Dirty Boots: Shorty Price

Dirty Boots: Irregular Attempts at Critical Thinking and Border Crossing offers a Deep Southern, Generation X perspective on the culture, politics, and general milieu of the 21st century.


If you’re going to be a joke, the least you can do is be funny. Shorty Price understood that. I wish more people did. 

Well-known in the state of Alabama, Ralph “Shorty” Price ran unsuccessfully for governor as often as possible in the 1960s and 1970s. They called him the “Clown Prince” of Alabama politics and declared him a “self-appointed cheerleader” for his beloved Crimson Tide. But for all his buffoonish antics, Price was also a country lawyer and a working-class hero, often using wild behavior and outlandish sentiments to draw attention to real problems. Below is a posthumous tribute to Price by local commentator Bob Ingram, which ran on Montgomery’s WSFA-TV in the early 1980s. 

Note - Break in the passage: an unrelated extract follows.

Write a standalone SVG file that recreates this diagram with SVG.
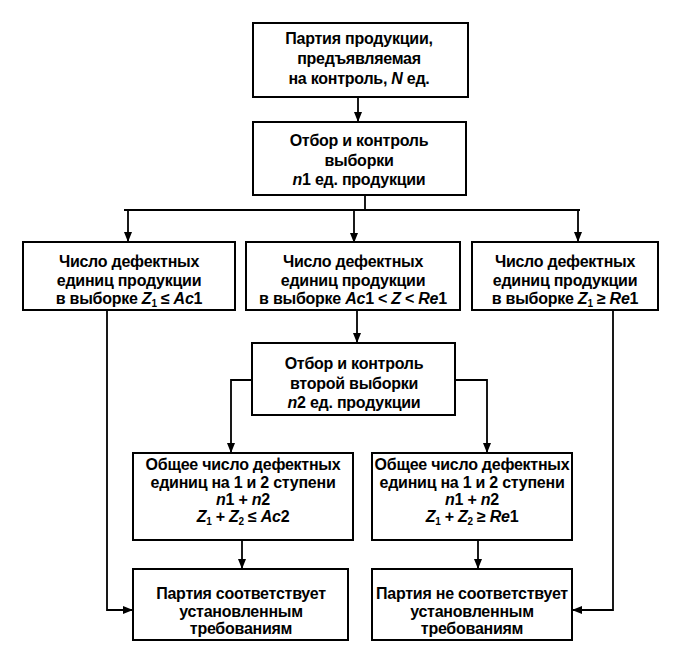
<svg xmlns="http://www.w3.org/2000/svg" width="676" height="657" viewBox="0 0 676 657">
<style>
.box{fill:#fff;stroke:#000;stroke-width:2}
.t{font-family:"Liberation Sans",Arial,sans-serif;font-weight:bold;font-size:16px;letter-spacing:-0.25px;fill:#000;text-anchor:middle}
.i{font-style:italic}
.c{fill:none;stroke:#000;stroke-width:1.8}
</style>
<defs>
<marker id="ah" markerWidth="10" markerHeight="10" refX="9" refY="5" orient="auto" markerUnits="userSpaceOnUse">
<path d="M0,1 L10,5 L0,9 Z" fill="#000"/>
</marker>
</defs>
<rect width="676" height="657" fill="#fff"/>
<g id="connectors">
<path class="c" d="M358,97 V121" marker-end="url(#ah)"/>
<path class="c" d="M365,195 V210 M124,210 H580"/>
<path class="c" d="M128,210 V241" marker-end="url(#ah)"/>
<path class="c" d="M354,210 V242" marker-end="url(#ah)"/>
<path class="c" d="M578,210 V241" marker-end="url(#ah)"/>
<path class="c" d="M107,310 V610 H132" marker-end="url(#ah)"/>
<path class="c" d="M613,310 V610 H573" marker-end="url(#ah)"/>
<path class="c" d="M357,310 V342" marker-end="url(#ah)"/>
<path class="c" d="M252,380 H231 V452" marker-end="url(#ah)"/>
<path class="c" d="M455,380 H487 V452" marker-end="url(#ah)"/>
<path class="c" d="M242,540 V568" marker-end="url(#ah)"/>
<path class="c" d="M478,540 V568" marker-end="url(#ah)"/>
</g>
<g id="n1">
<rect class="box" x="253" y="23" width="215" height="74"/>
<text class="t" x="359" y="44">Партия продукции,</text>
<text class="t" x="359" y="64">предъявляемая</text>
<text class="t" x="359" y="84">на контроль, <tspan class="i">N</tspan> ед.</text>
</g>
<g id="n2">
<rect class="box" x="253" y="122" width="213" height="73"/>
<text class="t" x="359" y="146">Отбор и контроль</text>
<text class="t" x="359" y="166">выборки</text>
<text class="t" x="359" y="185"><tspan class="i">n</tspan>1 ед. продукции</text>
</g>
<g id="n3">
<rect class="box" x="23" y="242" width="212" height="68"/>
<text class="t" x="129" y="267">Число дефектных</text>
<text class="t" x="129" y="286">единиц продукции</text>
<text class="t" x="129" y="304">в выборке <tspan class="i">Z</tspan><tspan font-size="10" dy="3">1</tspan><tspan dy="-3"> ≤ </tspan><tspan class="i">Ac</tspan>1</text>
</g>
<g id="n4">
<rect class="box" x="246" y="242" width="214" height="68"/>
<text class="t" x="353" y="267">Число дефектных</text>
<text class="t" x="353" y="286">единиц продукции</text>
<text class="t" x="353" y="304">в выборке <tspan class="i">Ac</tspan>1 &lt; <tspan class="i">Z</tspan> &lt; <tspan class="i">Re</tspan>1</text>
</g>
<g id="n5">
<rect class="box" x="472" y="242" width="186" height="68"/>
<text class="t" x="565" y="267">Число дефектных</text>
<text class="t" x="565" y="286">единиц продукции</text>
<text class="t" x="565" y="304">в выборке <tspan class="i">Z</tspan><tspan font-size="10" dy="3">1</tspan><tspan dy="-3"> ≥ </tspan><tspan class="i">Re</tspan>1</text>
</g>
<g id="n6">
<rect class="box" x="252" y="343" width="203" height="72"/>
<text class="t" x="354" y="369">Отбор и контроль</text>
<text class="t" x="354" y="389">второй выборки</text>
<text class="t" x="354" y="408"><tspan class="i">n</tspan>2 ед. продукции</text>
</g>
<g id="n7">
<rect class="box" x="133" y="453" width="220" height="87"/>
<text class="t" x="243" y="470">Общее число дефектных</text>
<text class="t" x="243" y="488">единиц на 1 и 2 ступени</text>
<text class="t" x="243" y="505"><tspan class="i">n</tspan>1 + <tspan class="i">n</tspan>2</text>
<text class="t" x="243" y="522"><tspan class="i">Z</tspan><tspan font-size="10" dy="3">1</tspan><tspan dy="-3"> + </tspan><tspan class="i">Z</tspan><tspan font-size="10" dy="3">2</tspan><tspan dy="-3"> ≤ </tspan><tspan class="i">Ac</tspan>2</text>
</g>
<g id="n8">
<rect class="box" x="372" y="453" width="200" height="87"/>
<text class="t" x="472" y="470">Общее число дефектных</text>
<text class="t" x="472" y="488">единиц на 1 и 2 ступени</text>
<text class="t" x="472" y="505"><tspan class="i">n</tspan>1 + <tspan class="i">n</tspan>2</text>
<text class="t" x="472" y="522"><tspan class="i">Z</tspan><tspan font-size="10" dy="3">1</tspan><tspan dy="-3"> + </tspan><tspan class="i">Z</tspan><tspan font-size="10" dy="3">2</tspan><tspan dy="-3"> ≥ </tspan><tspan class="i">Re</tspan>1</text>
</g>
<g id="n9">
<rect class="box" x="133" y="569" width="215" height="71"/>
<text class="t" x="241" y="599">Партия соответствует</text>
<text class="t" x="241" y="617">установленным</text>
<text class="t" x="241" y="634">требованиям</text>
</g>
<g id="n10">
<rect class="box" x="372" y="569" width="200" height="71"/>
<text class="t" x="472" y="599">Партия не соответствует</text>
<text class="t" x="472" y="617">установленным</text>
<text class="t" x="472" y="634">требованиям</text>
</g>
</svg>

They say that every joke has a grain of truth in it. In the clip above, Price proclaimed that he thought the term for an Alabama governor should be two years, not four. The way he put it: if a man couldn’t steal all he wanted in two years, he wasn’t right for the job. Political pundits in his day presumed that Price just wanted shorter terms so he could run for office more often. Both seem valid. These days, I’d be satisfied if our rolling array of characters in Congress and various state-level offices would limit their time in the spotlight to two years. Or better yet, if, like Price, they only appeared briefly during election season to yuck it up a bit.

Dirty Boots Foster DicksonI think of Shorty Price when I hear about politicians today who run for public office not to be leaders or problem-solvers, but celebrities or personalities. Unlike today, the voters of yesteryear understood what they saw and rarely voted for Shorty Price. Sadly, many voters today lack that level of discernment. Beyond that, if a candidate is only running for office in order to be a character on TV . . . then for Pete’s sake, be entertaining! As a long-time public school teacher, I can say with certainty that disruption for its own sake is not entertaining. But there is a place for these aspirations. Ever since the invention of screen media, there have been fools wanting to be on it, and if all somebody wants is attention, then do something worthy of attention. For example, a green suit, a funny haircut, and talking puppets worked quite well for Captain Kangaroo. If that idea is too old-school, there are plenty of opportunities for people who lack talent and charisma to achieve fame on reality TV, TikTok, and YouTube. My advice to a wannabe attention-seeker is: if you can’t outdo a man like Shorty Price, then stay in the audience.

Shorty Price died in a car wreck in 1980, and there hasn’t been another one like him. The man had strong opinions and unique ways of sharing them. Once, Price expressed his disdain for the University of Tennessee football team by mooning their band at an Alabama game, and he got arrested for it. After he was sentenced to jail time and was being led away, he purportedly told the judge, “See you next year!” It’s hard to say what Price’s effects on Alabama politics were – did he actually sway public opinion or affect an election outcome? – but that’s not really the point. Somebody has got to say what needs to be said, and often we leave that duty to the clown, because it’s just too hard to take the town crier seriously.